### To do
Everything in the listing below from the line containing "Write a Python" through the line containing "from matplotlib.legend_handler import" should be repeated exactly; leave out every other line.

══════════════════════════════

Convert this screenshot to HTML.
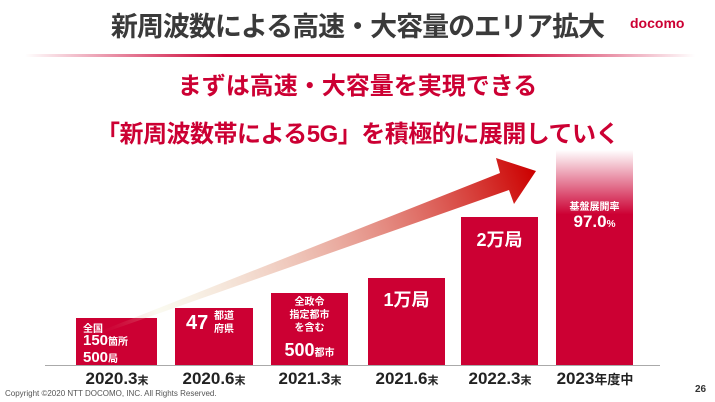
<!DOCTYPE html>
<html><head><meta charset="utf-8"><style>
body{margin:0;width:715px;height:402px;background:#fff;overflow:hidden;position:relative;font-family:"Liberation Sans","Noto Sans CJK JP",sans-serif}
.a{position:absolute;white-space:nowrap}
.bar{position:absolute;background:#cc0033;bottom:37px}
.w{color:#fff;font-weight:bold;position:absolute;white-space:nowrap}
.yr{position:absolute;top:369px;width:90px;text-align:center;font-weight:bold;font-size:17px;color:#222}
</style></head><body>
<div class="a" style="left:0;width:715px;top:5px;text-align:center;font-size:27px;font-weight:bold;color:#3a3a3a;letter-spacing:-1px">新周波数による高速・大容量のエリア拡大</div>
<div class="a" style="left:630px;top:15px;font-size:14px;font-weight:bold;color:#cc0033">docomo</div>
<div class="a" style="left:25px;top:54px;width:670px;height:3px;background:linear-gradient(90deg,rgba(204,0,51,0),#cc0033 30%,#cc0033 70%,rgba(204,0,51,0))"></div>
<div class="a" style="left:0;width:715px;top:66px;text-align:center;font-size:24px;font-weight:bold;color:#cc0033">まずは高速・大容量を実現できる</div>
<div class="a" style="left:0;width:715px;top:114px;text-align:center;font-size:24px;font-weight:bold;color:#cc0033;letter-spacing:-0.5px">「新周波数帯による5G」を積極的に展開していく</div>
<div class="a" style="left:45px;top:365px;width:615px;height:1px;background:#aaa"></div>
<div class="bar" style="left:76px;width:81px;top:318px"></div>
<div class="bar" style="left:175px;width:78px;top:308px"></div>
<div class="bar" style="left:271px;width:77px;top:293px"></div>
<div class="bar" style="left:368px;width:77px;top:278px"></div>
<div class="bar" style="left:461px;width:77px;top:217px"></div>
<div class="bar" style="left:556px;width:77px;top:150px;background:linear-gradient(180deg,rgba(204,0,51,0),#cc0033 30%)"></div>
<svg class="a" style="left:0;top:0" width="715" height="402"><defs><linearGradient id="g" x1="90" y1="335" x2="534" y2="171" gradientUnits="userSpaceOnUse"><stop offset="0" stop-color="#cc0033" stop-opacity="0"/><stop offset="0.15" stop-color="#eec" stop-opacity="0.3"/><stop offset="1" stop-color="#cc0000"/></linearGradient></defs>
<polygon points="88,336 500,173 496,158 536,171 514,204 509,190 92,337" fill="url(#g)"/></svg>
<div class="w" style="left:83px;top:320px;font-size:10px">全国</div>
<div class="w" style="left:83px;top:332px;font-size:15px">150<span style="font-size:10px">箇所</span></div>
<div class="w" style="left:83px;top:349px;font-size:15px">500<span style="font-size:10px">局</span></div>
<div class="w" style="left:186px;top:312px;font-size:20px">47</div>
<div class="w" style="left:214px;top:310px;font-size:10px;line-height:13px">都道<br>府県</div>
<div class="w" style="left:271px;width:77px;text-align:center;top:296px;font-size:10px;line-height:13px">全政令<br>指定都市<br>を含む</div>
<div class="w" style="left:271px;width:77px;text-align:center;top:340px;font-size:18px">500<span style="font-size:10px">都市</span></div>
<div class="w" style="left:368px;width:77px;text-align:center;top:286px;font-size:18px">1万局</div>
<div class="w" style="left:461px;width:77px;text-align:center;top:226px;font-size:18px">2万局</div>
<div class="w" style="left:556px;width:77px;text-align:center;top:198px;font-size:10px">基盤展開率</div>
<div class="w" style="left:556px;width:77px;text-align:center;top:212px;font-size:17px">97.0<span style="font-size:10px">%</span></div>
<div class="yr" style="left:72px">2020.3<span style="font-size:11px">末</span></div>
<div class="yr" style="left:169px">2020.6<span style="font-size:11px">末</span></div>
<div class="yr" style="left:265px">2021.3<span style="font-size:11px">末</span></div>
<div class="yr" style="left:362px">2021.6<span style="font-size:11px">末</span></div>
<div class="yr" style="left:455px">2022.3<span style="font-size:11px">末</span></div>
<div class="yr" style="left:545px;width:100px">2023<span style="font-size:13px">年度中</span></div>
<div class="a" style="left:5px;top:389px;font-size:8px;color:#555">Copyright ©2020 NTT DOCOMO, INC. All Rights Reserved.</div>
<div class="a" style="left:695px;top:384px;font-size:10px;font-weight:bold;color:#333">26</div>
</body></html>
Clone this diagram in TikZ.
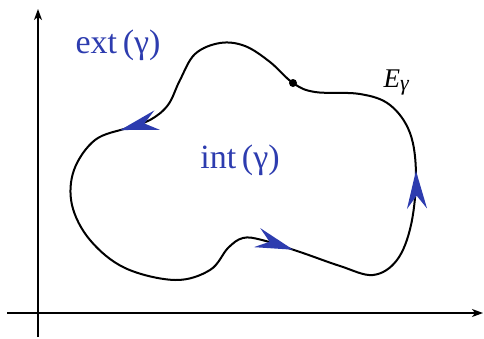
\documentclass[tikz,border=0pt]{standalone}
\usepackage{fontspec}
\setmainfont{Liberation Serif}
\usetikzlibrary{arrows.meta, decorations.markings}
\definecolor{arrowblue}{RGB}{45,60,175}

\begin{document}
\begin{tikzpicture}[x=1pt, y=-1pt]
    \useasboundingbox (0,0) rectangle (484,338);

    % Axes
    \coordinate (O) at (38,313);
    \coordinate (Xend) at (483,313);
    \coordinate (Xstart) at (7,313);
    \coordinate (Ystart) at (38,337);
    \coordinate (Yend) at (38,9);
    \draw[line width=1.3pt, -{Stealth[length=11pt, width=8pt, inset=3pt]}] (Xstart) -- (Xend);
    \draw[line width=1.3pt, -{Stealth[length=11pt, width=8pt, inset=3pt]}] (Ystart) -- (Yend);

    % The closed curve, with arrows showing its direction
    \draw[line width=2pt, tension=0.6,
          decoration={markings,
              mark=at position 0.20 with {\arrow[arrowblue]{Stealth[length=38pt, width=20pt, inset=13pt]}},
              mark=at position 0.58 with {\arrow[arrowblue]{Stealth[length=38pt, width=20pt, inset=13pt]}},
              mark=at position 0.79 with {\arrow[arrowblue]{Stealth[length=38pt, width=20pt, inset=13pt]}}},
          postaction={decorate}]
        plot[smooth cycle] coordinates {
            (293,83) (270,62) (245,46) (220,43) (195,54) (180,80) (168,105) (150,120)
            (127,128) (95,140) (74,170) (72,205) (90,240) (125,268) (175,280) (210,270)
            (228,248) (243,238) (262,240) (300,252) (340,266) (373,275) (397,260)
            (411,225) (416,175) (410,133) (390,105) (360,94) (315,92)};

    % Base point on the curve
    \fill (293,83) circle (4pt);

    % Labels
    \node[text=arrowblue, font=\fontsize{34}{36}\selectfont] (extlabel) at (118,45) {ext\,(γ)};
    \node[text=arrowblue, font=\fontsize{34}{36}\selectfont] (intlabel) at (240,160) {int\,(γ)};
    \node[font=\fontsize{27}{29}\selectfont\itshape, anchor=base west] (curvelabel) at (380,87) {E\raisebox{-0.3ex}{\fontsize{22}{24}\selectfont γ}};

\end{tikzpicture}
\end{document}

══════════════════════════════

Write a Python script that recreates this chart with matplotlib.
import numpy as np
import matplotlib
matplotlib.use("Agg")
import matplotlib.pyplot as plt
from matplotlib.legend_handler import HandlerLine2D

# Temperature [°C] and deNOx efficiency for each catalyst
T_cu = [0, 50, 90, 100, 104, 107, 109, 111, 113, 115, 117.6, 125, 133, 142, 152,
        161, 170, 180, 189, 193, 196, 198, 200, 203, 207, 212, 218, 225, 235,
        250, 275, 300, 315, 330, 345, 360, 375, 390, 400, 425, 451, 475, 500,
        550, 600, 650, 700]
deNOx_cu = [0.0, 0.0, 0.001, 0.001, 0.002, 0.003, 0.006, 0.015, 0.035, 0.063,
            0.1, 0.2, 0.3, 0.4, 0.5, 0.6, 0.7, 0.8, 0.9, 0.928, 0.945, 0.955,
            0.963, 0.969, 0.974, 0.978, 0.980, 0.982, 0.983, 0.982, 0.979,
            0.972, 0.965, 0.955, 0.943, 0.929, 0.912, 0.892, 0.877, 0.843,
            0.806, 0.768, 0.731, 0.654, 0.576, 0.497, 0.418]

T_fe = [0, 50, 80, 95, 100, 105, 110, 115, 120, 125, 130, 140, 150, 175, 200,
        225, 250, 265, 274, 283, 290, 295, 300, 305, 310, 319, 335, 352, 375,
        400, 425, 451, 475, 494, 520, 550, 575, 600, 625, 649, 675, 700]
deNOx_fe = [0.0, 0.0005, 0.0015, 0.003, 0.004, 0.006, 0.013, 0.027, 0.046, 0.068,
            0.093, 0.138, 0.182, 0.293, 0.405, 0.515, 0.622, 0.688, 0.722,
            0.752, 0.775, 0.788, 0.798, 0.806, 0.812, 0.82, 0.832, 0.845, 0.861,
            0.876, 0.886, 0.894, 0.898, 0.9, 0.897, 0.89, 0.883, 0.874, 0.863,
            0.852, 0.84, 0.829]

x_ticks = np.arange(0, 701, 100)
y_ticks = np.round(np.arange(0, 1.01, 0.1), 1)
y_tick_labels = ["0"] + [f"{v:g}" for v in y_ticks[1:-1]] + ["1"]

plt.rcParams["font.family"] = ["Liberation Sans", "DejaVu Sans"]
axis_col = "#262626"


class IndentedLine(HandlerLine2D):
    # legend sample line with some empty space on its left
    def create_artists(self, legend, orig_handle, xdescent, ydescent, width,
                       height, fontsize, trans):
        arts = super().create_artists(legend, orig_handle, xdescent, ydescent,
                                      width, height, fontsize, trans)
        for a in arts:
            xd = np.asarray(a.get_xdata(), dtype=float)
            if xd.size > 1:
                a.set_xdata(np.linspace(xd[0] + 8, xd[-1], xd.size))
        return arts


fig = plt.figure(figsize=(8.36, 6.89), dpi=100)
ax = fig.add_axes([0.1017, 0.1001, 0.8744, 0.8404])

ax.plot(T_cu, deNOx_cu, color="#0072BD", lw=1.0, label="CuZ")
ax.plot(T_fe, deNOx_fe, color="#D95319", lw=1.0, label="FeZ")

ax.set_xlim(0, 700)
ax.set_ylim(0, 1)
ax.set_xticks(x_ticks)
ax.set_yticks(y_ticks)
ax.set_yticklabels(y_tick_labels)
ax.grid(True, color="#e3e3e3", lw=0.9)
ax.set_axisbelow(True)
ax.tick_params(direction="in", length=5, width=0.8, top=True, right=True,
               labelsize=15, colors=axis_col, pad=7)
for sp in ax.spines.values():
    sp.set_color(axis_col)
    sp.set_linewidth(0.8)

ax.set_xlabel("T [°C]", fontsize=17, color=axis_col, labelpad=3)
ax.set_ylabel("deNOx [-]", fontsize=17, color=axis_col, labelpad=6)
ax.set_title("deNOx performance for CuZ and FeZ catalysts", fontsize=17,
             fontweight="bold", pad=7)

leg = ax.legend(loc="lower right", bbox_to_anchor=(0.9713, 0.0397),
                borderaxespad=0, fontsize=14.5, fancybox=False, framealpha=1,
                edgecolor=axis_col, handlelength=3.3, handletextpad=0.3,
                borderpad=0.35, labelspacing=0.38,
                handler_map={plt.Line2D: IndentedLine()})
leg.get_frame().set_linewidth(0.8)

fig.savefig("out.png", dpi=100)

══════════════════════════════

### Finished answer
Write a Python script that recreates this chart with matplotlib.
import numpy as np
import matplotlib
matplotlib.use("Agg")
import matplotlib.pyplot as plt
from matplotlib.legend_handler import HandlerLine2D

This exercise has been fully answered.